-- BEGIN Data for this exercise --

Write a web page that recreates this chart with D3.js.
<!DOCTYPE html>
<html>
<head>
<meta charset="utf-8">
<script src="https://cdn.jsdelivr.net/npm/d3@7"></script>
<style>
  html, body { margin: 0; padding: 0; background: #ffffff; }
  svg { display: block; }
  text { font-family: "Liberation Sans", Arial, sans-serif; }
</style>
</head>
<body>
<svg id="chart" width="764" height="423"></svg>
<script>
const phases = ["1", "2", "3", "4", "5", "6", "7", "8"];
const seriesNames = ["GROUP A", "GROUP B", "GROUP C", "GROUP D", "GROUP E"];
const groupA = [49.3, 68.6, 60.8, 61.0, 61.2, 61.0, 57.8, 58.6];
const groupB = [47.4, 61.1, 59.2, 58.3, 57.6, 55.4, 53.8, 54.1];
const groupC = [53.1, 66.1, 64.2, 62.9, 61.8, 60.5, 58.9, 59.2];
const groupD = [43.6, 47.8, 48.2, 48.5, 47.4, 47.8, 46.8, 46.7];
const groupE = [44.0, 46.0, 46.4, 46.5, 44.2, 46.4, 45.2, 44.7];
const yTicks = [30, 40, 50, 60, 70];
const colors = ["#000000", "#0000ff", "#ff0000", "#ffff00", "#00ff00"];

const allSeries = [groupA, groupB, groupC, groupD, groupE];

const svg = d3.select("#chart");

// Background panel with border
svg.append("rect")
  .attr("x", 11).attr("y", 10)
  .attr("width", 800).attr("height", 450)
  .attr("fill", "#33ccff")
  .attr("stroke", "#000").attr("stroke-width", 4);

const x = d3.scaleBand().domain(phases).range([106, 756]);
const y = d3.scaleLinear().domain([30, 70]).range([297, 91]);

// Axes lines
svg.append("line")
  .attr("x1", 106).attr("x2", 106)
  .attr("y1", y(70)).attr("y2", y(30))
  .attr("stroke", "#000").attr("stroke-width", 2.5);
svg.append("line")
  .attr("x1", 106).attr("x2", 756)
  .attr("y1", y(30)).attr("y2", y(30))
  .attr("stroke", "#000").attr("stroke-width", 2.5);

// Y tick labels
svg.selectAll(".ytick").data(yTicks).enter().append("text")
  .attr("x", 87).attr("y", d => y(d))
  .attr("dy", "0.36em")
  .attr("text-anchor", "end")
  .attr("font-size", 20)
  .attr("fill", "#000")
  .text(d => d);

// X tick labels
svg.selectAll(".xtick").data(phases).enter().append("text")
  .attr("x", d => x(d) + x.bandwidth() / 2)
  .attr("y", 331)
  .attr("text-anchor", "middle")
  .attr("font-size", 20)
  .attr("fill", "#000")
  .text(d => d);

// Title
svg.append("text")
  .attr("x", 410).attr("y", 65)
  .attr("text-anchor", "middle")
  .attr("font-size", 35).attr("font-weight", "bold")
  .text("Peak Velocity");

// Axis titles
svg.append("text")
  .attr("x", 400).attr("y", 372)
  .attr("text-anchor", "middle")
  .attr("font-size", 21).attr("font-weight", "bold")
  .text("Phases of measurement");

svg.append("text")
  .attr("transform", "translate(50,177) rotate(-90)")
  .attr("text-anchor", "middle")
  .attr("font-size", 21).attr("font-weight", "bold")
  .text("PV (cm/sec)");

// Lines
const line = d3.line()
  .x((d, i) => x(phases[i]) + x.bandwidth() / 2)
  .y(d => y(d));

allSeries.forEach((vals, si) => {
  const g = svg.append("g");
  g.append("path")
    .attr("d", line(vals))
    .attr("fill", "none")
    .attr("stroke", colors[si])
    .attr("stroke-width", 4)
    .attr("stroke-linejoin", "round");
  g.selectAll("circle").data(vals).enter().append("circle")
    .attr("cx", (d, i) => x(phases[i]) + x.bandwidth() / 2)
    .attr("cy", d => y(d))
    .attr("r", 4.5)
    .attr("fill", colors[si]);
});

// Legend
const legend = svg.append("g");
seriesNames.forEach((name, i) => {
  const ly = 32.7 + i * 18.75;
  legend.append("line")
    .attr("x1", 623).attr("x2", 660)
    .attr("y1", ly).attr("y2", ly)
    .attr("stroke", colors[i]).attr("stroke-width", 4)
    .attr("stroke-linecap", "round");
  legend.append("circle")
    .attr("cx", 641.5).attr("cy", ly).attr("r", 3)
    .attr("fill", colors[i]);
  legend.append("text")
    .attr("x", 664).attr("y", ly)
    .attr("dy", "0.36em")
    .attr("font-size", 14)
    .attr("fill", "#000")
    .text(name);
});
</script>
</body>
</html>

-- END Data for this exercise --
-- BEGIN Data for this exercise --

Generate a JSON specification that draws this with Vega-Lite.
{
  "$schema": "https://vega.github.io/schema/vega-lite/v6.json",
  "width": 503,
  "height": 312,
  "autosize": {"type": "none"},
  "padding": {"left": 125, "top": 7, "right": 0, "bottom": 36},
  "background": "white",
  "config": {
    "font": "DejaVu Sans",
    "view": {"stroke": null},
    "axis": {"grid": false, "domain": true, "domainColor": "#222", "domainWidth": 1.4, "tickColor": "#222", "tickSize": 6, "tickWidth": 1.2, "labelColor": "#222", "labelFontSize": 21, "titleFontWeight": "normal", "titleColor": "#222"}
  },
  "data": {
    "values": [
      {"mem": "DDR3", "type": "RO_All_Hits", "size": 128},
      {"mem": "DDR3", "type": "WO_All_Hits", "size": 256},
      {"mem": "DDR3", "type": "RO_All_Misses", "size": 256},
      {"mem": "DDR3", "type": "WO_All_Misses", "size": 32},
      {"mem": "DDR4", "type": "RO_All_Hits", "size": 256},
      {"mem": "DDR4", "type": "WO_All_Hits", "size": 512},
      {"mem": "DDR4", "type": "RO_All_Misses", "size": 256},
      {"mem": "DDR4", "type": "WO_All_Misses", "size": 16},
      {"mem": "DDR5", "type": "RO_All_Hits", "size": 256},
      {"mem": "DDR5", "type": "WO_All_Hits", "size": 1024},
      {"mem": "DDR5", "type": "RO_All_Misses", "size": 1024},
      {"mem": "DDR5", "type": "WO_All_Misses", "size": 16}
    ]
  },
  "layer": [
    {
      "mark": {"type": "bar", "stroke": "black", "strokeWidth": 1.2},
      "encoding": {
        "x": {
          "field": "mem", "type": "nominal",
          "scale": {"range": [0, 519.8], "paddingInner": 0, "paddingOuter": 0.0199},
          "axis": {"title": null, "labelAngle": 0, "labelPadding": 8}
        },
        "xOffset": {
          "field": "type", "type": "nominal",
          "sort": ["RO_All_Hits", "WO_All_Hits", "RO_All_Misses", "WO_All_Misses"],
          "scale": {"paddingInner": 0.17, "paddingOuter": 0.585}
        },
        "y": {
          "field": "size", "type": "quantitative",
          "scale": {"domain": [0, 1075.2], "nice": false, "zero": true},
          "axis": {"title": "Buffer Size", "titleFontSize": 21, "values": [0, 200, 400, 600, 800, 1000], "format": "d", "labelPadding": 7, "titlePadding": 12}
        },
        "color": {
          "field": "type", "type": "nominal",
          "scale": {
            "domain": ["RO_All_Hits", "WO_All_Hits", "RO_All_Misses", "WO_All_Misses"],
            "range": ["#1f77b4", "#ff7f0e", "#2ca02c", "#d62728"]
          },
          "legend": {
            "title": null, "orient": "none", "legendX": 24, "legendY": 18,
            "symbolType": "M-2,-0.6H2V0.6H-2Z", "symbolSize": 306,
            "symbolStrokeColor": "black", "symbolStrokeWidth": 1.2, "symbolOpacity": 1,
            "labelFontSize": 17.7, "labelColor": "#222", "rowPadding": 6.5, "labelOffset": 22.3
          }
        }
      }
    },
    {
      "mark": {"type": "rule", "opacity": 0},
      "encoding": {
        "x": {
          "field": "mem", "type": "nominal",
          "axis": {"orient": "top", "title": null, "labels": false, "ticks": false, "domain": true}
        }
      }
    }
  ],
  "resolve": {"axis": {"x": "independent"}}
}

-- END Data for this exercise --
-- BEGIN Data for this exercise --

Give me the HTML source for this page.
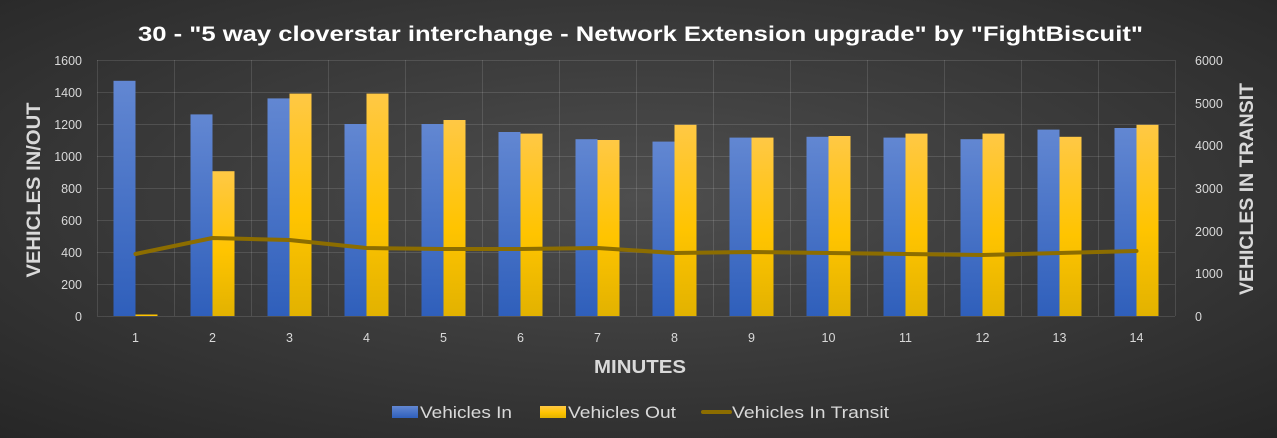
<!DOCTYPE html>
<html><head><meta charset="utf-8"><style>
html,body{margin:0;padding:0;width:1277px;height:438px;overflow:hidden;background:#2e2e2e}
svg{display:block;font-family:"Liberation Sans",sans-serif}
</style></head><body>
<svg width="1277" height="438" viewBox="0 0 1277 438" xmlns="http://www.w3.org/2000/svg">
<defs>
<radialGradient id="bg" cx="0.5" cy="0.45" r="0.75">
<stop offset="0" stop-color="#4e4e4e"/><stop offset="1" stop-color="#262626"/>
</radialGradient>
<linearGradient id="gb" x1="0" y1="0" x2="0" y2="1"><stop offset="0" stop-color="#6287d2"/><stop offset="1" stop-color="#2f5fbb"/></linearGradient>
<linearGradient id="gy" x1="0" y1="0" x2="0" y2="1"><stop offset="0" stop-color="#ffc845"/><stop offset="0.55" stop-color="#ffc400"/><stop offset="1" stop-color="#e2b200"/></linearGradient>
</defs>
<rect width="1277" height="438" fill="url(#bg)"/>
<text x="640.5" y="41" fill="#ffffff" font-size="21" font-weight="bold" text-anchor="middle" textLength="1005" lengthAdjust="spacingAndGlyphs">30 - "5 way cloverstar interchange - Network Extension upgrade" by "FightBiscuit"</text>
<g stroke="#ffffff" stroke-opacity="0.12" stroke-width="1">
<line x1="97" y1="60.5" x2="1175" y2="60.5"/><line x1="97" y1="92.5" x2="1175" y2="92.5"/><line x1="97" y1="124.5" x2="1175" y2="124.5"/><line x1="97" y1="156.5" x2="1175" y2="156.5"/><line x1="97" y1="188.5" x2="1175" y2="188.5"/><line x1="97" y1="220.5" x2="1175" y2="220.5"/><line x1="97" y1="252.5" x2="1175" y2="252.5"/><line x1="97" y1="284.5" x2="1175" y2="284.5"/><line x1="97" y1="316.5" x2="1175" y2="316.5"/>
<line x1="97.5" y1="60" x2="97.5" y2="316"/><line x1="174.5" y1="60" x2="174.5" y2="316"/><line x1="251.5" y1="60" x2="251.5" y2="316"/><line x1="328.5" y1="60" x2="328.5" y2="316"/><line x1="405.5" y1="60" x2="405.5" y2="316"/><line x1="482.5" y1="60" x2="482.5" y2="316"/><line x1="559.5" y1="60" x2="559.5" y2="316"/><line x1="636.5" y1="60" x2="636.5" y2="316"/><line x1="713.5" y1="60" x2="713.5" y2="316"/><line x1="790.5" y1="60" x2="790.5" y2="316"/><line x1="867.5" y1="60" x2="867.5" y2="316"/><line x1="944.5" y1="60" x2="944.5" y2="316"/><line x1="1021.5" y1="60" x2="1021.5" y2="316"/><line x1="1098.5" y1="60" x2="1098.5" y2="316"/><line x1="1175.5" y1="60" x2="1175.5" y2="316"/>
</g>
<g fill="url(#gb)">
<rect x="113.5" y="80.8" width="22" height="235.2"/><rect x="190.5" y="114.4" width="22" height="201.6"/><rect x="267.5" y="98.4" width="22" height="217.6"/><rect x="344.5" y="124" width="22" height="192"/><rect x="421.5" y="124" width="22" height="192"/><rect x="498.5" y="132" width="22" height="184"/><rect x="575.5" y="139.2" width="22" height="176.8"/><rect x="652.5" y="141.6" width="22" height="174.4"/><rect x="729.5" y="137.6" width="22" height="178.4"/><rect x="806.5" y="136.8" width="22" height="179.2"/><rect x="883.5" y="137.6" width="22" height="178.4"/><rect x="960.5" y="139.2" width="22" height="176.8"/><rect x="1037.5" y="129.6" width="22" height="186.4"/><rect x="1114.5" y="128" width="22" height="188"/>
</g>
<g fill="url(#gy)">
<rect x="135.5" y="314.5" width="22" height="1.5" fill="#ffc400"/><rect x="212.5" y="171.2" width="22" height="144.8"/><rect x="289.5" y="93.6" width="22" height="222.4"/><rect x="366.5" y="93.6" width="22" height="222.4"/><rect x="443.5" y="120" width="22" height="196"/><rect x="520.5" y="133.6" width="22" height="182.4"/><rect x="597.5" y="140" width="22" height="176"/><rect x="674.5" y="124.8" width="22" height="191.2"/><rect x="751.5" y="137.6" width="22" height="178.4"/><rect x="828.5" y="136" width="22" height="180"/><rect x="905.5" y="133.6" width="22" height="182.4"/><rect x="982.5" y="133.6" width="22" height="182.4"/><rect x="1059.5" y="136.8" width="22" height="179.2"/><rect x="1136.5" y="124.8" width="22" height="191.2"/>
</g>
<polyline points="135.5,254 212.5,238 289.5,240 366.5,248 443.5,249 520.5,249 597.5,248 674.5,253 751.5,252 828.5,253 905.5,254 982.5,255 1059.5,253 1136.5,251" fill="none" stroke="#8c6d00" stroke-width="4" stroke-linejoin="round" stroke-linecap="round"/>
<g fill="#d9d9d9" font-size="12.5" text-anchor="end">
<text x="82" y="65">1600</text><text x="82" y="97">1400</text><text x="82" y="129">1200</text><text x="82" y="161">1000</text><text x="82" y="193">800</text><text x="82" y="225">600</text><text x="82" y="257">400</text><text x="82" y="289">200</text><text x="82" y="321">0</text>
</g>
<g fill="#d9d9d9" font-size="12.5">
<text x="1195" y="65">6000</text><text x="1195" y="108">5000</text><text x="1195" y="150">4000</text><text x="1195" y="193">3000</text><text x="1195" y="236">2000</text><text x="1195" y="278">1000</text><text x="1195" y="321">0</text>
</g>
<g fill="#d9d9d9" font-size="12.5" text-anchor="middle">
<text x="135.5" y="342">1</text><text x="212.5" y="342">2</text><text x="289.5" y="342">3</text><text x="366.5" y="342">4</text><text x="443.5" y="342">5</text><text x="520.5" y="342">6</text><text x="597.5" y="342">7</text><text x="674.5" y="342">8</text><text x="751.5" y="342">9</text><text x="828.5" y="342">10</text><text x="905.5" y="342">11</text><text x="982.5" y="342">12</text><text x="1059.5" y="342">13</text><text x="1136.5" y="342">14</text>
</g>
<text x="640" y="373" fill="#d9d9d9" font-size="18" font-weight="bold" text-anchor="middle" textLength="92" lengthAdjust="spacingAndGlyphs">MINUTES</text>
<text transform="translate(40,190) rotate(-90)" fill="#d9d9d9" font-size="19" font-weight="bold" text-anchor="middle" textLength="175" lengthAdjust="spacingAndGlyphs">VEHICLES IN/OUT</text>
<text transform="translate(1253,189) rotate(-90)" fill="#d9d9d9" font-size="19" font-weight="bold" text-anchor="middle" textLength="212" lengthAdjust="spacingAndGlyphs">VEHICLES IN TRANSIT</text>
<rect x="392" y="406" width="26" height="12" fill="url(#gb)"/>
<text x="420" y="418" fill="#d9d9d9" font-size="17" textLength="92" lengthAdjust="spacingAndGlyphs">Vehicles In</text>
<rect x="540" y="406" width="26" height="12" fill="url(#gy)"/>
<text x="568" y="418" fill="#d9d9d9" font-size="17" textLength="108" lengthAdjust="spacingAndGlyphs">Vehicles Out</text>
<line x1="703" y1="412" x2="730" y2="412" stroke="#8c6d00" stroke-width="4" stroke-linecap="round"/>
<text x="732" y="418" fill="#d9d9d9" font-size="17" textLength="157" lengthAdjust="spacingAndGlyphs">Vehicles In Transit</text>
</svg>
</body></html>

-- END Data for this exercise --

_What you should do_
Above are the records. Print exactly, and only, the lines from the line with "Write a web" to the line with "const y = d3.scaleLinear().domain([30, 70]).range([297, 91]);", both inclusive.

_Finished answer_
Write a web page that recreates this chart with D3.js.
<!DOCTYPE html>
<html>
<head>
<meta charset="utf-8">
<script src="https://cdn.jsdelivr.net/npm/d3@7"></script>
<style>
  html, body { margin: 0; padding: 0; background: #ffffff; }
  svg { display: block; }
  text { font-family: "Liberation Sans", Arial, sans-serif; }
</style>
</head>
<body>
<svg id="chart" width="764" height="423"></svg>
<script>
const phases = ["1", "2", "3", "4", "5", "6", "7", "8"];
const seriesNames = ["GROUP A", "GROUP B", "GROUP C", "GROUP D", "GROUP E"];
const groupA = [49.3, 68.6, 60.8, 61.0, 61.2, 61.0, 57.8, 58.6];
const groupB = [47.4, 61.1, 59.2, 58.3, 57.6, 55.4, 53.8, 54.1];
const groupC = [53.1, 66.1, 64.2, 62.9, 61.8, 60.5, 58.9, 59.2];
const groupD = [43.6, 47.8, 48.2, 48.5, 47.4, 47.8, 46.8, 46.7];
const groupE = [44.0, 46.0, 46.4, 46.5, 44.2, 46.4, 45.2, 44.7];
const yTicks = [30, 40, 50, 60, 70];
const colors = ["#000000", "#0000ff", "#ff0000", "#ffff00", "#00ff00"];

const allSeries = [groupA, groupB, groupC, groupD, groupE];

const svg = d3.select("#chart");

// Background panel with border
svg.append("rect")
  .attr("x", 11).attr("y", 10)
  .attr("width", 800).attr("height", 450)
  .attr("fill", "#33ccff")
  .attr("stroke", "#000").attr("stroke-width", 4);

const x = d3.scaleBand().domain(phases).range([106, 756]);
const y = d3.scaleLinear().domain([30, 70]).range([297, 91]);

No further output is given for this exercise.